Matt Talcoff: We’ve been speaking about this for most of the year, and it’s a very important provision. It’s law right now. We had a switch from what was known as an EBITDA-like calculation for the limitation on business interest to an EBIT calculation. It means, especially for those capital-intensive businesses that have a lot of depreciation and amortization, it’s a significantly more restrictive provision.
It’s in place now. We were hoping for a change. Certainly, a lot of manufacturers hoped that there would be a change, but it doesn’t look like there’s any change soon, so businesses need to continue to prepare their filings under the current provisions.
They should be prepared to model things out if things do change sometime next year, which, again, is very uncertain. And certainly prepare the cash flow impacts once they file extensions or returns, presumably in March or April.
Dan: Got it. More broadly, taking into account all the things we’ve discussed, what’s the message you’re giving clients right now?
Matt: The message is: Continue modeling and be prepared with your cash flow.
We spoke throughout this year about a few different provisions: the R&D provision, which has a major impact; interest limitations; and even the bonus depreciation provision—there will be a change where you no longer get 100% bonus depreciation. We need to continue to watch that.
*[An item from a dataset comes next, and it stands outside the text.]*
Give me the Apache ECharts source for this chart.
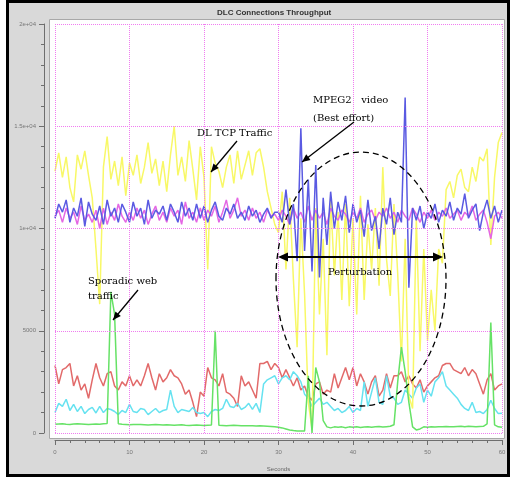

Certainly, different industries are impacted differently. Life science businesses and technology, media, and telecom companies could be majorly affected by some of the R&D provisions that Justin spoke about. They’ll need to even challenge some of the lost carryforwards they had if they had equity changes in prior years.
I think everybody needs to be prepared with their filings. Is it a decision to extend? Will you file a substitute return? Will you amend a return? All those things will be conversation topics as we move into 2023.